Project-Based Learning: Session Recap

Ken Lockette, Principal of Avonworth High School, joined leaders and educators of the Spark network today at The Sprout Fund offices for a Lunch & Learn focused on project-based learning.

In case you missed the Lunch & Learn this afternoon, check out a brief recap of the event!

Ken Lockette, Principal of Avonworth High School, joined leaders and educators of the Spark network today at The Sprout Fund offices for a Lunch & Learn focused on project-based learning (PBL). His experience at Avonworth has given him insight into the effects of PBL, and positions him to make suggestions for other school districts looking to implement this tactic.

Ken pointed out key differences between tradition learning and 21st century learning in his presentation–explaining how students are now “digital natives” and that education should take advantage of this characteristic and focus on creativity, collaboration, technology, and critical-thinking.

PBL is a constructional approach to education that is focused on interdisciplinary projects. As Ken put it, it’s the idea of putting the project as the main course–not just the dessert! PBL education can be time intensive, as it takes a lot of planning to coordinate a project that fits the interests of the student, the curriculum of the school district, and that will yield substantial educational development. It all starts with a driving question–something provocative, open ended, and challenging yet reasonable, then moves on to planning the assessment, mapping out the project, managing the process, and then sharing the deliverables to outside audiences.

Avonworth implements PBL in several of their classes including environmental science, anatomy and physiology, English and social studies, and physics and engineering. This variety allows many students to get involved in what interests them.
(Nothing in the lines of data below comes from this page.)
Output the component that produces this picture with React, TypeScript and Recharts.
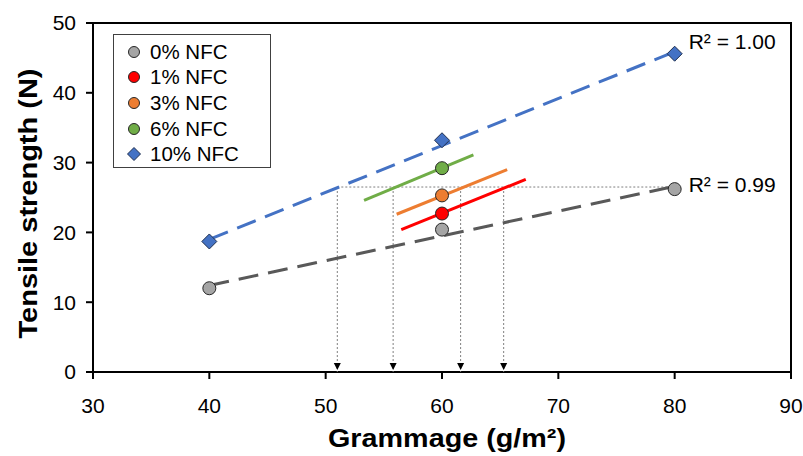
import React from 'react'
import { ComposedChart, Scatter, XAxis, YAxis, ReferenceArea, LabelList } from 'recharts'

// measured points
const grammage = [40, 60, 80]
const nfc0 = [12.0, 20.4, 26.2]
const nfc10 = [18.7, 33.2, 45.6]
const nfc1 = [22.7]
const nfc3 = [25.3]
const nfc6 = [29.2]

// trend lines (start / end)
const fit0X = [40, 80]
const fit0Y = [12.4, 26.6]
const fit10X = [40, 80]
const fit10Y = [19.0, 45.9]
const fit1X = [56.5, 67.2]
const fit1Y = [20.4, 27.6]
const fit3X = [56.1, 65.6]
const fit3Y = [22.6, 29.0]
const fit6X = [53.3, 62.7]
const fit6Y = [24.6, 31.1]

// dotted guides
const guideY = 26.5
const guideXs = [51.0, 55.8, 61.6, 65.3]
const guideEndX = 80

const xTicks = [30, 40, 50, 60, 70, 80, 90]
const yTicks = [0, 10, 20, 30, 40, 50]

const legendItems = ['0% NFC', '1% NFC', '3% NFC', '6% NFC', '10% NFC']
const legendColors = ['#A5A5A5', '#FF0000', '#ED7D31', '#70AD47', '#4472C4']

const r2Texts = ['R² = 1.00', 'R² = 0.99']

const FONT = '"Liberation Sans", Arial, sans-serif'

const pts = (xs: number[], ys: number[]) => xs.map((x, i) => ({ x, y: ys[i] }))
const at60 = (ys: number[]) => ys.map(y => ({ x: 60, y }))

const circle = (fill: string) => (p: any) => (
  <circle cx={p.cx} cy={p.cy} r={6.5} fill={fill} stroke="#262626" strokeWidth={1} />
)
const diamond = (p: any) => (
  <path
    d={`M${p.cx},${p.cy - 7.5} L${p.cx + 7.5},${p.cy} L${p.cx},${p.cy + 7.5} L${p.cx - 7.5},${p.cy} Z`}
    fill="#4472C4"
    stroke="#1F2F4F"
    strokeWidth={1}
  />
)
const none = () => <g />
const arrow = (p: any) => (
  <path d={`M${p.cx - 3.5},${p.cy - 9} L${p.cx + 3.5},${p.cy - 9} L${p.cx},${p.cy - 2} Z`} fill="#000" />
)

const r2Label = (props: any) => {
  const { x, y, width, index, value } = props
  const cx = x + (width || 0) / 2
  const shift = index === 0 ? 0 : 7
  return (
    <text x={cx + 14} y={y + shift} fontFamily={FONT} fontSize={21} fill="#000">
      {value}
    </text>
  )
}

const xTitle = (props: any) => {
  const vb = props.viewBox
  const cx = vb.x + vb.width / 2 + 5
  return (
    <text x={cx} y={447} textAnchor="middle" fontFamily={FONT} fontSize={25} fontWeight={700} fill="#000" textLength={238} lengthAdjust="spacingAndGlyphs">
      Grammage (g/m²)
    </text>
  )
}

const yTitle = (props: any) => {
  const vb = props.viewBox
  const cy = vb.y + vb.height / 2 + 6
  return (
    <text x={37} y={cy} transform={`rotate(-90 37 ${cy})`} textAnchor="middle" fontFamily={FONT} fontSize={25} fontWeight={700} fill="#000" textLength={270} lengthAdjust="spacingAndGlyphs">
      Tensile strength (N)
    </text>
  )
}

function LegendBox() {
  return (
    <div
      style={{
        position: 'absolute',
        left: 113,
        top: 34,
        width: 158,
        height: 134,
        border: '1px solid #404040',
        background: '#fff',
        fontFamily: FONT,
        fontSize: 20.5,
        boxSizing: 'border-box',
      }}
    >
      {legendItems.map((name, i) => (
        <div key={name} style={{ position: 'absolute', left: 12, top: 4.5 + i * 25.7, height: 24, display: 'flex', alignItems: 'center' }}>
          <svg width={16} height={16} style={{ marginRight: 8 }}>
            {i < 4 ? (
              <circle cx={8} cy={8} r={5.5} fill={legendColors[i]} stroke="#262626" strokeWidth={1} />
            ) : (
              <path d="M8,1.5 L14.5,8 L8,14.5 L1.5,8 Z" fill={legendColors[i]} stroke="#1F2F4F" strokeWidth={1} />
            )}
          </svg>
          <span>{name}</span>
        </div>
      ))}
    </div>
  )
}

export default function App() {
  const dotted = { stroke: '#7F7F7F', strokeWidth: 1, strokeDasharray: '2 2' }
  const tickStyle = { fontSize: 21, fill: '#000', fontFamily: FONT }
  return (
    <div style={{ position: 'absolute', left: 0, top: 0, width: 803, height: 456, background: '#fff' }}>
      <ComposedChart width={803} height={456} margin={{ top: 23, right: 12, bottom: 24, left: 0 }}>
        <XAxis
          type="number"
          dataKey="x"
          domain={[30, 90]}
          ticks={xTicks}
          allowDataOverflow
          stroke="#000"
          strokeWidth={2}
          tick={tickStyle}
          tickSize={7}
          tickMargin={19}
          height={60}
          label={xTitle}
        />
        <YAxis
          type="number"
          dataKey="y"
          domain={[0, 50]}
          ticks={yTicks}
          allowDataOverflow
          stroke="#000"
          strokeWidth={2}
          tick={tickStyle}
          tickSize={7}
          tickMargin={10}
          width={93}
          label={yTitle}
        />
        <ReferenceArea x1={30} x2={90} y1={0} y2={50} fill="none" stroke="#000" strokeWidth={2} ifOverflow="visible" />

        {/* dotted guides */}
        <Scatter data={[{ x: guideXs[0], y: guideY }, { x: guideEndX, y: guideY }]} line={dotted} shape={none} isAnimationActive={false} />
        {guideXs.map(gx => (
          <Scatter key={gx} data={[{ x: gx, y: guideY }, { x: gx, y: 0 }]} line={dotted} shape={none} isAnimationActive={false} />
        ))}
        <Scatter data={guideXs.map(x => ({ x, y: 0 }))} shape={arrow} isAnimationActive={false} />

        {/* trend lines */}
        <Scatter data={pts(fit0X, fit0Y)} line={{ stroke: '#595959', strokeWidth: 3, strokeDasharray: '20 10' }} shape={none} isAnimationActive={false} />
        <Scatter data={pts(fit10X, fit10Y)} line={{ stroke: '#4472C4', strokeWidth: 3, strokeDasharray: '20 10' }} shape={none} isAnimationActive={false} />
        <Scatter data={pts(fit1X, fit1Y)} line={{ stroke: '#FF0000', strokeWidth: 3 }} shape={none} isAnimationActive={false} />
        <Scatter data={pts(fit3X, fit3Y)} line={{ stroke: '#ED7D31', strokeWidth: 3 }} shape={none} isAnimationActive={false} />
        <Scatter data={pts(fit6X, fit6Y)} line={{ stroke: '#70AD47', strokeWidth: 3 }} shape={none} isAnimationActive={false} />

        {/* points */}
        <Scatter name="0% NFC" data={pts(grammage, nfc0)} shape={circle('#A5A5A5')} isAnimationActive={false} />
        <Scatter name="1% NFC" data={at60(nfc1)} shape={circle('#FF0000')} isAnimationActive={false} />
        <Scatter name="3% NFC" data={at60(nfc3)} shape={circle('#ED7D31')} isAnimationActive={false} />
        <Scatter name="6% NFC" data={at60(nfc6)} shape={circle('#70AD47')} isAnimationActive={false} />
        <Scatter name="10% NFC" data={pts(grammage, nfc10)} shape={diamond} isAnimationActive={false} />

        {/* R² labels */}
        <Scatter
          data={[{ x: 80, y: nfc10[2], label: r2Texts[0] }, { x: 80, y: nfc0[2], label: r2Texts[1] }]}
          shape={none}
          isAnimationActive={false}
        >
          <LabelList dataKey="label" content={r2Label} />
        </Scatter>
      </ComposedChart>
      <LegendBox />
    </div>
  )
}
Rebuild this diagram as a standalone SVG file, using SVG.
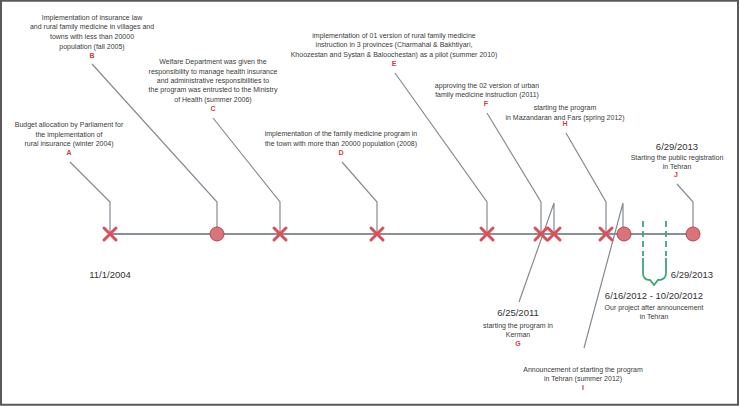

Ken said, “You’ve got to break down the barriers of compartmentalized structure in high schools”. By doing this, a new level of learning can be achieved.

According to Ken, Avonworth is currently developing interdisciplinary career academies, and he expects to see great results from the change. Also, the school district will continue to establish partnerships with organizations and businesses in order to facilitate real-world experiences–a great way to blend formal and informal learning!

Ken pointed out that it takes time for these changes to occur in a school system. Tradition and complacency are only two of the obstacles that educators need to hurdle in order to implement PBL–it’s not always an easy transition, in fact, it usually is not.  His experience at Avonworth High School are a testament to what the dedication of a group of educators and leaders can accomplish.